WalletHub - Google Quality Issues: Part of an Intentional Strategy?
Senior reporter Karina Montoya was listed as an expert to discuss the decline in Google's search quality and its potential impact on users.
The Google search trial made it very clear that Google has the ability to severely degrade its search results quality without losing market share or revenues. Google itself tested that even if it stripped its index of massive data sets (picture something like getting rid of content sets the size of two Wikipedias), its global search revenues would decline less than 1%. Google also tested that for many popular search queries, Bing had superior loading times. The fact is that, as a monopolist, Google has no real incentives to improve the quality of its search results. This is a reality not only for Google, but for plenty of other sectors where dominant companies face no significant challengers.

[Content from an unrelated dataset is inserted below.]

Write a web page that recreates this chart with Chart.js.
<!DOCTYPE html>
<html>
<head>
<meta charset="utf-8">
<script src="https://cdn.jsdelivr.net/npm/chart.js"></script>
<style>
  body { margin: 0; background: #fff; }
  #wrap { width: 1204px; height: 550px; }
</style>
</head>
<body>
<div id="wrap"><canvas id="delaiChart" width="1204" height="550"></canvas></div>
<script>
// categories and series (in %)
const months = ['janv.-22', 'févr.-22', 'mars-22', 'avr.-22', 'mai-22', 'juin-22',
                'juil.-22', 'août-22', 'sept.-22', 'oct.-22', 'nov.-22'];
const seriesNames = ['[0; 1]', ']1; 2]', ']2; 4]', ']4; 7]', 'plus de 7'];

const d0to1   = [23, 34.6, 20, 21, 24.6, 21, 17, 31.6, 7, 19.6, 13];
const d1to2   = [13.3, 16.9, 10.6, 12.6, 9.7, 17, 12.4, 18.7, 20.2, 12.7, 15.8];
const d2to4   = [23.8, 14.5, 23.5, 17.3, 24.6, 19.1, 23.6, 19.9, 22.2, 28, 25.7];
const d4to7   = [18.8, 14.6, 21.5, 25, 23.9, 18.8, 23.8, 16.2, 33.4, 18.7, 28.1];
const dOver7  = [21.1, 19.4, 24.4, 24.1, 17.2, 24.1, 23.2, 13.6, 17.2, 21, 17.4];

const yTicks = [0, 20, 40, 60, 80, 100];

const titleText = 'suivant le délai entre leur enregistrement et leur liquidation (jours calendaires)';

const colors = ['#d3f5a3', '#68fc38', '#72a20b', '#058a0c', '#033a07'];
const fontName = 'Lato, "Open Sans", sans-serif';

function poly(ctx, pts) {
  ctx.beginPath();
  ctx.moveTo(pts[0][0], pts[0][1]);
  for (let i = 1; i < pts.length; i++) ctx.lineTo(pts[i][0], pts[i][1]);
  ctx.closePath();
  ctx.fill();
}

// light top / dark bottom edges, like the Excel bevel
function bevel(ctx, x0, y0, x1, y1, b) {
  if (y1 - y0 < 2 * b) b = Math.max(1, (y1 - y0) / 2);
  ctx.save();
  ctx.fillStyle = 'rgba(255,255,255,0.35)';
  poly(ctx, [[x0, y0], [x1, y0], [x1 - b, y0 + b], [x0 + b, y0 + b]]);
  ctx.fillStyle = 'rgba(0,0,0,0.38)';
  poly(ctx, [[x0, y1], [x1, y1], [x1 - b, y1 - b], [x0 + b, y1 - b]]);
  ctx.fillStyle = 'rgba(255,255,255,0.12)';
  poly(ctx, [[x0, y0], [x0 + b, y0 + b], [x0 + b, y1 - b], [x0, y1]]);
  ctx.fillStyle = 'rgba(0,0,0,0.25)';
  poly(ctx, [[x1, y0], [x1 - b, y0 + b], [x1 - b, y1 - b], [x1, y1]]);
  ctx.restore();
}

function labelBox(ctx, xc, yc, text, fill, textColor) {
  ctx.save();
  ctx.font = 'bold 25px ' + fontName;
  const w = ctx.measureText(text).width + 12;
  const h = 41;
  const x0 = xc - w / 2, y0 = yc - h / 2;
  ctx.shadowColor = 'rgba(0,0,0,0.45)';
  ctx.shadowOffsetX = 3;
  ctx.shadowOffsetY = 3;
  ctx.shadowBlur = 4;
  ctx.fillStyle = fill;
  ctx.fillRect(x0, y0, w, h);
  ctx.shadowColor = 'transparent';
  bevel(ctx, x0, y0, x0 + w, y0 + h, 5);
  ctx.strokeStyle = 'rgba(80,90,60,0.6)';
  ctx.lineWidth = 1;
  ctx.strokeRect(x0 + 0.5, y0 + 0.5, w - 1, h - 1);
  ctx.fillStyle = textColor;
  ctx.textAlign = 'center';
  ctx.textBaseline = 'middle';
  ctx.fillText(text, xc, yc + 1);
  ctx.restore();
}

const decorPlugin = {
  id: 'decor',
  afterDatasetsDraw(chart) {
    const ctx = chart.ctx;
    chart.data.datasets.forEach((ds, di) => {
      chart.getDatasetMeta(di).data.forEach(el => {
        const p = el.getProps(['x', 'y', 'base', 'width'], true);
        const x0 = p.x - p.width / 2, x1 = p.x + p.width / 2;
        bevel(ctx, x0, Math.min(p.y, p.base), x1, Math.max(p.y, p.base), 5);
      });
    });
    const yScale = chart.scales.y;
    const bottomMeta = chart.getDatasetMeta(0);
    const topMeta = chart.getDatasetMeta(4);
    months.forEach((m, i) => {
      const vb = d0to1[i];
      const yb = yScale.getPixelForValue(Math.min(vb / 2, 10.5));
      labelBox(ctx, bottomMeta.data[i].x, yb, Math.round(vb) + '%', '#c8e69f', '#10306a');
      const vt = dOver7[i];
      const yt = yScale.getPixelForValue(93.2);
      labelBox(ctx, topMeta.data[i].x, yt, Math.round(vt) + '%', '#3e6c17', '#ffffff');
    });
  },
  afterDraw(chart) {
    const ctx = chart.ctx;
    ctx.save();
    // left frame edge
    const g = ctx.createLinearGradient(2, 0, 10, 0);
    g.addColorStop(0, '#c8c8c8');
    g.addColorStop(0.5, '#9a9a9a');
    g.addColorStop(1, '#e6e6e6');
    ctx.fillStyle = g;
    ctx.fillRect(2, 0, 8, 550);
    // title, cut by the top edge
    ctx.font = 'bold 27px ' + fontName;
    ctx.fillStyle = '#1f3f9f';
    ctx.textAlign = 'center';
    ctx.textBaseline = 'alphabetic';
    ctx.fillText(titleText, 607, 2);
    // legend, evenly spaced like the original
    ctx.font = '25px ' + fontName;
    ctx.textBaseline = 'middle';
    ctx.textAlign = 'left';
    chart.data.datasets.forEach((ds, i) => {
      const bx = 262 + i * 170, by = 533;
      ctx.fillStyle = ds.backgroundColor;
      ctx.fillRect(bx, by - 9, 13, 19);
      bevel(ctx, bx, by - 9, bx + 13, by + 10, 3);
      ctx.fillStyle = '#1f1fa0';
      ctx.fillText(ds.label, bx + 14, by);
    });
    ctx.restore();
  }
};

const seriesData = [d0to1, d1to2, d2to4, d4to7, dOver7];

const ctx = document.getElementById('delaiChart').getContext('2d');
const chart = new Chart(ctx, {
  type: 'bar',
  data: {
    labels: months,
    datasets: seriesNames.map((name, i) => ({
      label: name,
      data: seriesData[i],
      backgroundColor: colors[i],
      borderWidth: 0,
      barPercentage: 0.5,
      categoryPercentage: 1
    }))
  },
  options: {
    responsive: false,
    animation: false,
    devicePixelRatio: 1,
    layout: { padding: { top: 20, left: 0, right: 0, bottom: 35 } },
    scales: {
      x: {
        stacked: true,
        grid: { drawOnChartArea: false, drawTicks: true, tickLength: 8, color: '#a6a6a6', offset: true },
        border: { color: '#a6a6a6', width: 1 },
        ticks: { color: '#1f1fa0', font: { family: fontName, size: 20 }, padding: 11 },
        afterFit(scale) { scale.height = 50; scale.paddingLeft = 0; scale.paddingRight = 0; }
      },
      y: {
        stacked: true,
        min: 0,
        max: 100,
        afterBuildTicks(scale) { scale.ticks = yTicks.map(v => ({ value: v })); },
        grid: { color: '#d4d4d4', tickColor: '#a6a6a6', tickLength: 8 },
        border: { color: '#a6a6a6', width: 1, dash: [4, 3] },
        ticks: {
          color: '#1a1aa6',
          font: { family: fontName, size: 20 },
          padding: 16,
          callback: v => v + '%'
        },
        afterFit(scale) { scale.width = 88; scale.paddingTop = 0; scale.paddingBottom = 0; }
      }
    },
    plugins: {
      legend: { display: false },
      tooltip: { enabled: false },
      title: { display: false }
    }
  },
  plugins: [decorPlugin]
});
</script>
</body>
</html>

Something that caught my attention during the search trial is that Google did not dispute that it consistently and gradually increased prices for search text ads while it degraded the quality of those ads (by blocking access to granular search query report information and preventing advertisers from opting out of certain features, such as keyword matching). To Google, those were just "experiments" because they can 'never be sure' of the 'real value' they deliver to advertisers (I remember this phrasing in particular), and that this proved nothing about its monopoly power. However, we saw at the end of the trial, that this was one of the key factors Judge Mehta considered to find Google liable for illegally maintaining a monopoly over search. I think this should serve as an important framework for how a monopolist runs a business vs companies that can realistically compete based on the real and perceived quality of their products.